Brexit text with British and Eu flags illustrationBack in February, when Brexit was still a distant absurdity, Markus Kerber, head of the Federation of German Industries, conceded that Britain might become “a super-Singapore at the gates of Europe” within a decade.

Could it happen? Every one of us who voted to ‘remain’ in the European Union must desperately hope it can. And determinedly resolve to help it happen. That’s what nation-building is about.

First, what’s the significance of what Mr Kerber said?

His organization, which is known by its German initials, BDI, represents the country’s 100,000 biggest companies including Siemens AG and Allianz SE. Mr Kerber and the BDI warned Britain against voting to leave the EU. But he admitted the possibility of renewal. And growth. “Super-Singapore” is a powerful phrase.

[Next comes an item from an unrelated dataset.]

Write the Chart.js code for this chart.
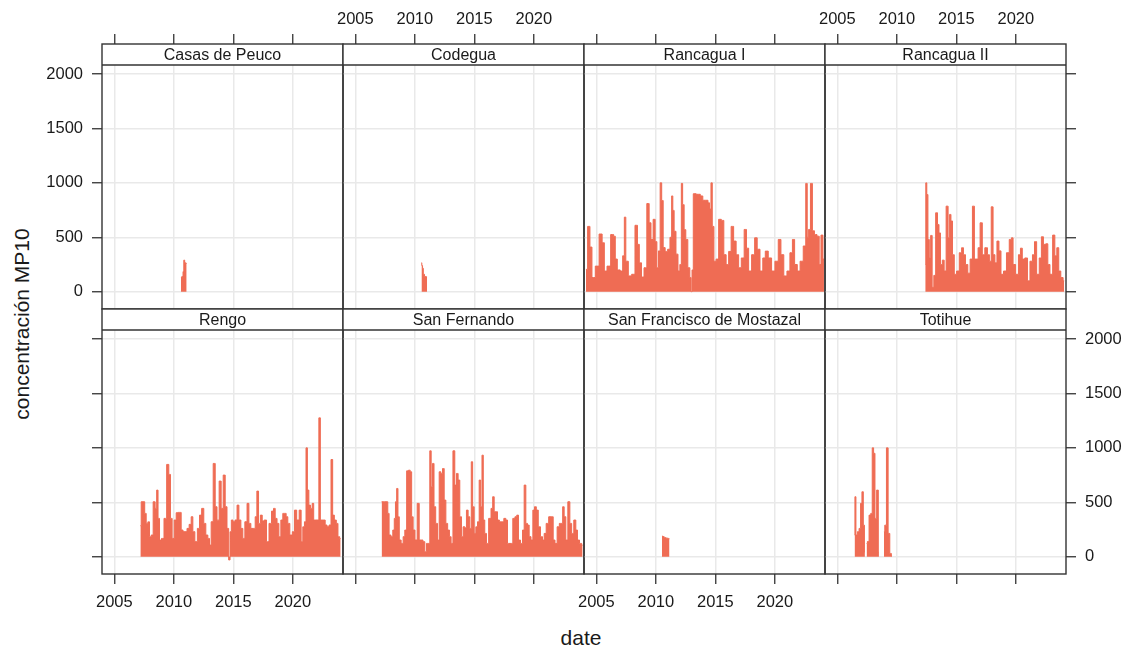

So how did Singapore do it? In 1965, it was a small underdeveloped, newly-independent country with few resources and little to join its population of recent immigrants.

But it leveraged what it had.

A strategic location and a natural harbor.

A shrewdly warm welcome to foreign trade and investment so much so that multinationals made it their home

Small government, which stayed scrupulously honest and fiercely efficient

All of these are possible for Britain. It really could become a “super-Singapore on the gates of Europe”.

And it doesn’t need the last bit of the Singapore mix – authoritarianism and restrictions on personal freedoms. This is the edge of Europe, after all.